Data provided:
....

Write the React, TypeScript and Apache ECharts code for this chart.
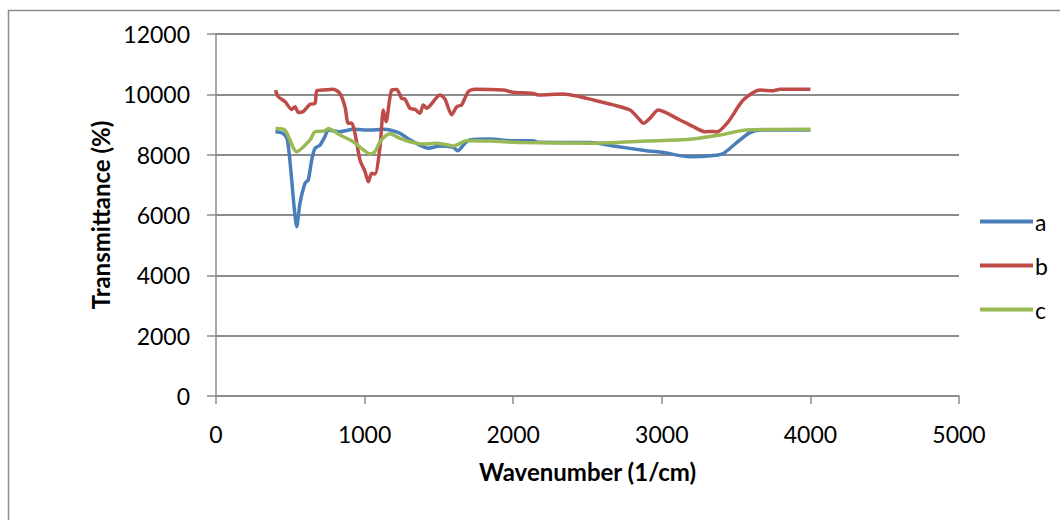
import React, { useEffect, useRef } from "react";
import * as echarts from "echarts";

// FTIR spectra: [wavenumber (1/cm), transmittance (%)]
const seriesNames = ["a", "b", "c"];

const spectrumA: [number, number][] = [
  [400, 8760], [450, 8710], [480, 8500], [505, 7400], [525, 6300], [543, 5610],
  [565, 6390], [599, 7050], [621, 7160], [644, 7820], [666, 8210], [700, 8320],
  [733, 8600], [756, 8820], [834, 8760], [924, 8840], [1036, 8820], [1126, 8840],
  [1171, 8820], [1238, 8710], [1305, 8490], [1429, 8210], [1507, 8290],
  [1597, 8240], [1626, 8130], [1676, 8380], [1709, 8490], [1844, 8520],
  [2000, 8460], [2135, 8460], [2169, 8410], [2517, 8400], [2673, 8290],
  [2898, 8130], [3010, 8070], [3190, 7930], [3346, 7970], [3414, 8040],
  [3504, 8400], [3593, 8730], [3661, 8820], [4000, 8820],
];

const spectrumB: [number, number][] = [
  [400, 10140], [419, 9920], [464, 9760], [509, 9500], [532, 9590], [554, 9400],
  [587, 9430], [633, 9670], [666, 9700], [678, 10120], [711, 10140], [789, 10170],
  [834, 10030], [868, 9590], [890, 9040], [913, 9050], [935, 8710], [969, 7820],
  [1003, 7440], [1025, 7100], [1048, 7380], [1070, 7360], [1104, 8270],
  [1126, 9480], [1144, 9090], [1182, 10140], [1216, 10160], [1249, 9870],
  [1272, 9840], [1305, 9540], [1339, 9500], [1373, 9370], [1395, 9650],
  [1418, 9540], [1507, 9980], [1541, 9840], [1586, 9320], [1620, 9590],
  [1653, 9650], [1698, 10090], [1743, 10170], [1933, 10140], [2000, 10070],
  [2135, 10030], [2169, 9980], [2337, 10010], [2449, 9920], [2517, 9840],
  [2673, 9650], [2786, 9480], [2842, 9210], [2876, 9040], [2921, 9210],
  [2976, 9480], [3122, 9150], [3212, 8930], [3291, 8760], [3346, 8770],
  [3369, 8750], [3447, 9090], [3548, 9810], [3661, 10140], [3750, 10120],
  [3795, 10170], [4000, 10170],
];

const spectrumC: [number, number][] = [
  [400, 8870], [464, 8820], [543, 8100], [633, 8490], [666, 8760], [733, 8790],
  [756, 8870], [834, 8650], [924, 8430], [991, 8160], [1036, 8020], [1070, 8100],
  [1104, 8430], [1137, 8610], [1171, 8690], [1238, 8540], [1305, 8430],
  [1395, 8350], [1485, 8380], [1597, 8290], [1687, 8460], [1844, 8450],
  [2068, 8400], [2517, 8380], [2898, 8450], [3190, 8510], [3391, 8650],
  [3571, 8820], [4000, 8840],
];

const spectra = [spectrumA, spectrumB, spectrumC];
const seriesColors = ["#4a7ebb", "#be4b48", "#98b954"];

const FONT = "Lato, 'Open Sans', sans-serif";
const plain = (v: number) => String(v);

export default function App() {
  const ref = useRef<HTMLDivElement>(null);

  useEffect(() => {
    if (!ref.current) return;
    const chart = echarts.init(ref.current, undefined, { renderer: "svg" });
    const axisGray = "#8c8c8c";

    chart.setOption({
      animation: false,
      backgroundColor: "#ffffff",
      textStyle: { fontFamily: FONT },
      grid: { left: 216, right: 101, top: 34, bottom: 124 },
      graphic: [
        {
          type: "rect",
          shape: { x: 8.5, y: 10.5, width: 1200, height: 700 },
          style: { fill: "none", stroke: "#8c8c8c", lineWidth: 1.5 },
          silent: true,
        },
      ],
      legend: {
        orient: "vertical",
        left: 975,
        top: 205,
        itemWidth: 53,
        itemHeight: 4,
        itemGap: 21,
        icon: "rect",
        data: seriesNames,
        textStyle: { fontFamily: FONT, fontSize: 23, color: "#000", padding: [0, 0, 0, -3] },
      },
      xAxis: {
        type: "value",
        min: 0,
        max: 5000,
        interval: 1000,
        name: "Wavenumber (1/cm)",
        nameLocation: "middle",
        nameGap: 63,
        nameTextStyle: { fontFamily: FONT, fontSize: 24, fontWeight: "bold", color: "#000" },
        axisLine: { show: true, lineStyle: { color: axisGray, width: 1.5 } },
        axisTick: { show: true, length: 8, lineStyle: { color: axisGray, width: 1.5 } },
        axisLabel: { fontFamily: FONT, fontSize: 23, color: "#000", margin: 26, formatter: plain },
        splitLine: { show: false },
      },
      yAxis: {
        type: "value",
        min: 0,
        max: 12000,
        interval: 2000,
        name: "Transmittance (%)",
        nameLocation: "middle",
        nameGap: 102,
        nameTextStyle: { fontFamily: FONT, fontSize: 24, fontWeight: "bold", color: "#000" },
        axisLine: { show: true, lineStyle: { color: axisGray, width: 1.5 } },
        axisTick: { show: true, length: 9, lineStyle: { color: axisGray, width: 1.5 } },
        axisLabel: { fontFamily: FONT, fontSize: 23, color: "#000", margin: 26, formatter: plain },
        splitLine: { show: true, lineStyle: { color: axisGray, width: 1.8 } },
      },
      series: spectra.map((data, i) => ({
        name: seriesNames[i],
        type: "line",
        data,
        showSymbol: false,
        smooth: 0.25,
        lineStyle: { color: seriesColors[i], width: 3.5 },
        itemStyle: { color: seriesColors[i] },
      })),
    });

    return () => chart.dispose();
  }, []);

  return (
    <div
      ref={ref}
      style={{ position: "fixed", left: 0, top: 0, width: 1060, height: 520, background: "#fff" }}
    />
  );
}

....

Directions:
Your task is to repeat the material above exactly, without its pictures.

The result:
Write the React, TypeScript and Apache ECharts code for this chart.
import React, { useEffect, useRef } from "react";
import * as echarts from "echarts";

// FTIR spectra: [wavenumber (1/cm), transmittance (%)]
const seriesNames = ["a", "b", "c"];

const spectrumA: [number, number][] = [
  [400, 8760], [450, 8710], [480, 8500], [505, 7400], [525, 6300], [543, 5610],
  [565, 6390], [599, 7050], [621, 7160], [644, 7820], [666, 8210], [700, 8320],
  [733, 8600], [756, 8820], [834, 8760], [924, 8840], [1036, 8820], [1126, 8840],
  [1171, 8820], [1238, 8710], [1305, 8490], [1429, 8210], [1507, 8290],
  [1597, 8240], [1626, 8130], [1676, 8380], [1709, 8490], [1844, 8520],
  [2000, 8460], [2135, 8460], [2169, 8410], [2517, 8400], [2673, 8290],
  [2898, 8130], [3010, 8070], [3190, 7930], [3346, 7970], [3414, 8040],
  [3504, 8400], [3593, 8730], [3661, 8820], [4000, 8820],
];

const spectrumB: [number, number][] = [
  [400, 10140], [419, 9920], [464, 9760], [509, 9500], [532, 9590], [554, 9400],
  [587, 9430], [633, 9670], [666, 9700], [678, 10120], [711, 10140], [789, 10170],
  [834, 10030], [868, 9590], [890, 9040], [913, 9050], [935, 8710], [969, 7820],
  [1003, 7440], [1025, 7100], [1048, 7380], [1070, 7360], [1104, 8270],
  [1126, 9480], [1144, 9090], [1182, 10140], [1216, 10160], [1249, 9870],
  [1272, 9840], [1305, 9540], [1339, 9500], [1373, 9370], [1395, 9650],
  [1418, 9540], [1507, 9980], [1541, 9840], [1586, 9320], [1620, 9590],
  [1653, 9650], [1698, 10090], [1743, 10170], [1933, 10140], [2000, 10070],
  [2135, 10030], [2169, 9980], [2337, 10010], [2449, 9920], [2517, 9840],
  [2673, 9650], [2786, 9480], [2842, 9210], [2876, 9040], [2921, 9210],
  [2976, 9480], [3122, 9150], [3212, 8930], [3291, 8760], [3346, 8770],
  [3369, 8750], [3447, 9090], [3548, 9810], [3661, 10140], [3750, 10120],
  [3795, 10170], [4000, 10170],
];

const spectrumC: [number, number][] = [
  [400, 8870], [464, 8820], [543, 8100], [633, 8490], [666, 8760], [733, 8790],
  [756, 8870], [834, 8650], [924, 8430], [991, 8160], [1036, 8020], [1070, 8100],
  [1104, 8430], [1137, 8610], [1171, 8690], [1238, 8540], [1305, 8430],
  [1395, 8350], [1485, 8380], [1597, 8290], [1687, 8460], [1844, 8450],
  [2068, 8400], [2517, 8380], [2898, 8450], [3190, 8510], [3391, 8650],
  [3571, 8820], [4000, 8840],
];

const spectra = [spectrumA, spectrumB, spectrumC];
const seriesColors = ["#4a7ebb", "#be4b48", "#98b954"];

const FONT = "Lato, 'Open Sans', sans-serif";
const plain = (v: number) => String(v);

export default function App() {
  const ref = useRef<HTMLDivElement>(null);

  useEffect(() => {
    if (!ref.current) return;
    const chart = echarts.init(ref.current, undefined, { renderer: "svg" });
    const axisGray = "#8c8c8c";

    chart.setOption({
      animation: false,
      backgroundColor: "#ffffff",
      textStyle: { fontFamily: FONT },
      grid: { left: 216, right: 101, top: 34, bottom: 124 },
      graphic: [
        {
          type: "rect",
          shape: { x: 8.5, y: 10.5, width: 1200, height: 700 },
          style: { fill: "none", stroke: "#8c8c8c", lineWidth: 1.5 },
          silent: true,
        },
      ],
      legend: {
        orient: "vertical",
        left: 975,
        top: 205,
        itemWidth: 53,
        itemHeight: 4,
        itemGap: 21,
        icon: "rect",
        data: seriesNames,
        textStyle: { fontFamily: FONT, fontSize: 23, color: "#000", padding: [0, 0, 0, -3] },
      },
      xAxis: {
        type: "value",
        min: 0,
        max: 5000,
        interval: 1000,
        name: "Wavenumber (1/cm)",
        nameLocation: "middle",
        nameGap: 63,
        nameTextStyle: { fontFamily: FONT, fontSize: 24, fontWeight: "bold", color: "#000" },
        axisLine: { show: true, lineStyle: { color: axisGray, width: 1.5 } },
        axisTick: { show: true, length: 8, lineStyle: { color: axisGray, width: 1.5 } },
        axisLabel: { fontFamily: FONT, fontSize: 23, color: "#000", margin: 26, formatter: plain },
        splitLine: { show: false },
      },
      yAxis: {
        type: "value",
        min: 0,
        max: 12000,
        interval: 2000,
        name: "Transmittance (%)",
        nameLocation: "middle",
        nameGap: 102,
        nameTextStyle: { fontFamily: FONT, fontSize: 24, fontWeight: "bold", color: "#000" },
        axisLine: { show: true, lineStyle: { color: axisGray, width: 1.5 } },
        axisTick: { show: true, length: 9, lineStyle: { color: axisGray, width: 1.5 } },
        axisLabel: { fontFamily: FONT, fontSize: 23, color: "#000", margin: 26, formatter: plain },
        splitLine: { show: true, lineStyle: { color: axisGray, width: 1.8 } },
      },
      series: spectra.map((data, i) => ({
        name: seriesNames[i],
        type: "line",
        data,
        showSymbol: false,
        smooth: 0.25,
        lineStyle: { color: seriesColors[i], width: 3.5 },
        itemStyle: { color: seriesColors[i] },
      })),
    });

    return () => chart.dispose();
  }, []);

  return (
    <div
      ref={ref}
      style={{ position: "fixed", left: 0, top: 0, width: 1060, height: 520, background: "#fff" }}
    />
  );
}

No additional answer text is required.